* **Listing**
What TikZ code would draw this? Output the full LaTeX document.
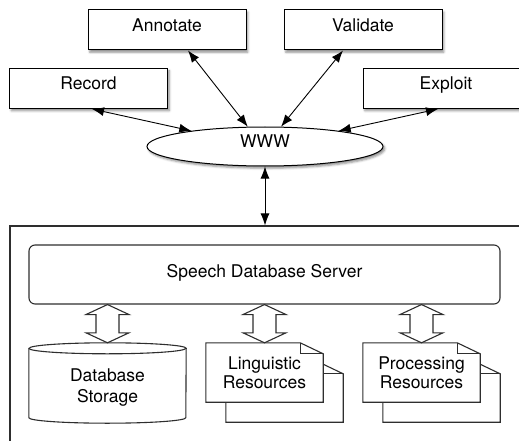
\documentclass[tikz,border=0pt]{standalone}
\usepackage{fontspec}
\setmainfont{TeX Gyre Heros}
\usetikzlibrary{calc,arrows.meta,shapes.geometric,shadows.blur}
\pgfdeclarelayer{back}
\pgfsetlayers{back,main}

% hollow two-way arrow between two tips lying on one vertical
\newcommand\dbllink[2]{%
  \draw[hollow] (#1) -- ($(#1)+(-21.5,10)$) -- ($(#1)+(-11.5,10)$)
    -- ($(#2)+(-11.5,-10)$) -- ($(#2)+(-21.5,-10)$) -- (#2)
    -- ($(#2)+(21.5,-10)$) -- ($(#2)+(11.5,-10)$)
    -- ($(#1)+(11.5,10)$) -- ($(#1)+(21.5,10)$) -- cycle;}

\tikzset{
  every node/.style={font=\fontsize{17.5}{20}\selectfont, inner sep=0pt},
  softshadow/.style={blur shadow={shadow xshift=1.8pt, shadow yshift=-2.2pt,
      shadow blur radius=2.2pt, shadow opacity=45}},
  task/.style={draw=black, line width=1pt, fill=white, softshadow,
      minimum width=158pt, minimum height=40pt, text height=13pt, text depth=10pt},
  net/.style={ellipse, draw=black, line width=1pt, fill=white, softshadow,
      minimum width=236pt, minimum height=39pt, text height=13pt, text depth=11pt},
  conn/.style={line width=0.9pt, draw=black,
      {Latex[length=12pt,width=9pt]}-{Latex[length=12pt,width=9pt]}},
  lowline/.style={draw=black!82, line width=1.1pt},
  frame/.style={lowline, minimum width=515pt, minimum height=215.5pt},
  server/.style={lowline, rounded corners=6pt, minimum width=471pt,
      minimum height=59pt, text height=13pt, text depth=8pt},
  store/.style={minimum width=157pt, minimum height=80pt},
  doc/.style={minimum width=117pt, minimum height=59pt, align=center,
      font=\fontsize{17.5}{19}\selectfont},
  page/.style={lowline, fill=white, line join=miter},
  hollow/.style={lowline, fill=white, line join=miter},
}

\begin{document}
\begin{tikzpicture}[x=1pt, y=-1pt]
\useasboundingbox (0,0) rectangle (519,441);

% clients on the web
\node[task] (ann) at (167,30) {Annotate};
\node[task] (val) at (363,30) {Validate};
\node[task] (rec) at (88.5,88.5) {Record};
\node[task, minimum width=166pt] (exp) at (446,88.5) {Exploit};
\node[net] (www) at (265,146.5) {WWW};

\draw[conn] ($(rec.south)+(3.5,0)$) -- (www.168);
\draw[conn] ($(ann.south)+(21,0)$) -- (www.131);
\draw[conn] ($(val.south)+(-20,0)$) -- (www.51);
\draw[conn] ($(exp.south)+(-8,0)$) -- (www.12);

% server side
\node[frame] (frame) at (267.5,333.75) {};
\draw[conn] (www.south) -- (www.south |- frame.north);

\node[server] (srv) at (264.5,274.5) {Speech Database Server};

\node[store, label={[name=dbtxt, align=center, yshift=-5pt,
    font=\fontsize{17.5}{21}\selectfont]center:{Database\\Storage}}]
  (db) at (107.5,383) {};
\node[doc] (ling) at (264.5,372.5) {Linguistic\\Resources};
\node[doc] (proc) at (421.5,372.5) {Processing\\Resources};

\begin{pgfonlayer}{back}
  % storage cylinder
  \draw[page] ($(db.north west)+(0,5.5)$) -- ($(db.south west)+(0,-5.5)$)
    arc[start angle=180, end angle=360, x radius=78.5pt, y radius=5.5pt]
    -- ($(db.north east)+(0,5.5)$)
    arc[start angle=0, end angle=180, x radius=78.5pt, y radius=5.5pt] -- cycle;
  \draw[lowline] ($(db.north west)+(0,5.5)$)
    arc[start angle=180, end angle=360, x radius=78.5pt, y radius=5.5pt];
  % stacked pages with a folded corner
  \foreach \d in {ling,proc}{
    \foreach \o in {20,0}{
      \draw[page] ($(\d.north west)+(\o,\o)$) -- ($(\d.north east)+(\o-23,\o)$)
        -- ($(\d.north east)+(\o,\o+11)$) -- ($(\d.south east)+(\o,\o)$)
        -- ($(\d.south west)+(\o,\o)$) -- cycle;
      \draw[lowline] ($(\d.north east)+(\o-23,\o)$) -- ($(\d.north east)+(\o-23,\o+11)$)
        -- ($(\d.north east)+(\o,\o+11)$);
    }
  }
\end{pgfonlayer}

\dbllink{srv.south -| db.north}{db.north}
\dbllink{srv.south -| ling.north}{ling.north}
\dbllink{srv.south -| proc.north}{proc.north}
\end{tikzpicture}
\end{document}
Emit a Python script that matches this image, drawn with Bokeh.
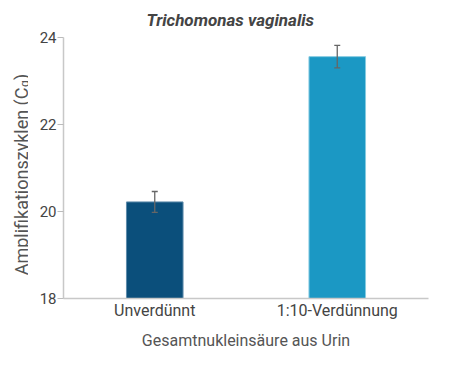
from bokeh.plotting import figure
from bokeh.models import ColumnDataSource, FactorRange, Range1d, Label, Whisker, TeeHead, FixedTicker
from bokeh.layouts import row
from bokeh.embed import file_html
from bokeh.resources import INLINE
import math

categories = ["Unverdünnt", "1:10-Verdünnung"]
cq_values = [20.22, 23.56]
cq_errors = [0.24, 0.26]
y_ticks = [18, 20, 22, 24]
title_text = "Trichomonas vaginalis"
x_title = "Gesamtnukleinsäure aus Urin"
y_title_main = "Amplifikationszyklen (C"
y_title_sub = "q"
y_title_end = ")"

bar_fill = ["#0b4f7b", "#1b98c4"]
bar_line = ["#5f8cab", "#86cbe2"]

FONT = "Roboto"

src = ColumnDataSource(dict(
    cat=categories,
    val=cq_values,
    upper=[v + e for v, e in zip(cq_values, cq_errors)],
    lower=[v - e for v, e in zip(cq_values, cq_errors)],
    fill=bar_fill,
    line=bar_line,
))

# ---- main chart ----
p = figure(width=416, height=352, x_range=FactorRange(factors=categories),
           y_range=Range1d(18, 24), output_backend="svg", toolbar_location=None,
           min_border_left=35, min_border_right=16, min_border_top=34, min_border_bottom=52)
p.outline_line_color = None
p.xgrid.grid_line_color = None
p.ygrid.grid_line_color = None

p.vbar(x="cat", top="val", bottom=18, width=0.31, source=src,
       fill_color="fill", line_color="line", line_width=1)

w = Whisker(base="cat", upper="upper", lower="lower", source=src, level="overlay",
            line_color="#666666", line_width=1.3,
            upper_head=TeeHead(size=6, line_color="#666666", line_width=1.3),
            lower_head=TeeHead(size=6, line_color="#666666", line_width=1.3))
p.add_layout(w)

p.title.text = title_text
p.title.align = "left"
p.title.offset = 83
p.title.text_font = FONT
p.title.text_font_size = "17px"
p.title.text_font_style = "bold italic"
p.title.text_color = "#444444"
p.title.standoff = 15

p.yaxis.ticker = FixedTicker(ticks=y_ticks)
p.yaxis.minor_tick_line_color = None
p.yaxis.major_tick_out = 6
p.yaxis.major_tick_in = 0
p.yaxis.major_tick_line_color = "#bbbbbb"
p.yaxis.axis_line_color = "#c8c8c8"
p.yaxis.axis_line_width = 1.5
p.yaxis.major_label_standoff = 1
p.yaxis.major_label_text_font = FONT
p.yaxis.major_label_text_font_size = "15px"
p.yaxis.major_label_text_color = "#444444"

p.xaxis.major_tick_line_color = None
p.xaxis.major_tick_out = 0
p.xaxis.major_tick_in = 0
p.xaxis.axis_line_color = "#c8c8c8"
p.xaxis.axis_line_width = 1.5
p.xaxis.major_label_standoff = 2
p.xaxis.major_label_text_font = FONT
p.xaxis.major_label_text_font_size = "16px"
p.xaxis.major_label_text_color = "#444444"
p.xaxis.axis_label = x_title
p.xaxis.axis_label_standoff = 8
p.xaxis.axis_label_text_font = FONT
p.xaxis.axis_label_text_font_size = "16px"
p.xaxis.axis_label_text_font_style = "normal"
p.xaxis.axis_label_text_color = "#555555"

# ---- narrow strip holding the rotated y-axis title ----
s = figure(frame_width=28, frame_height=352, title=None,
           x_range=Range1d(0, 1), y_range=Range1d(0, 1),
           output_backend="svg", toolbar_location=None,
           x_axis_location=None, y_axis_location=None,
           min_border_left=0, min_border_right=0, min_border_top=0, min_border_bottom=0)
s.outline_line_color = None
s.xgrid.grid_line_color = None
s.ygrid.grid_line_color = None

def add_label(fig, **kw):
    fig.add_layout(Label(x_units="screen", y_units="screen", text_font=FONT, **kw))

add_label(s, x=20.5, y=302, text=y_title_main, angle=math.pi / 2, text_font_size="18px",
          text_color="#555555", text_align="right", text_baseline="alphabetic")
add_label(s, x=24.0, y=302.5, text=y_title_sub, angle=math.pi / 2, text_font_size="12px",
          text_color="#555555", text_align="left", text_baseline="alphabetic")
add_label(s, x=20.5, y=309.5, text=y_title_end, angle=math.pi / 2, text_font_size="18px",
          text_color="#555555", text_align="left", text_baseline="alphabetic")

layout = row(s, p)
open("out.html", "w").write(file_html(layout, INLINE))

* **Task prompt**
Above are the records. Copy word for word only their lines from the one holding "Emit a Python" through the one holding "import math", both included, and skip the images.

* **Exercise output**
Emit a Python script that matches this image, drawn with Bokeh.
from bokeh.plotting import figure
from bokeh.models import ColumnDataSource, FactorRange, Range1d, Label, Whisker, TeeHead, FixedTicker
from bokeh.layouts import row
from bokeh.embed import file_html
from bokeh.resources import INLINE
import math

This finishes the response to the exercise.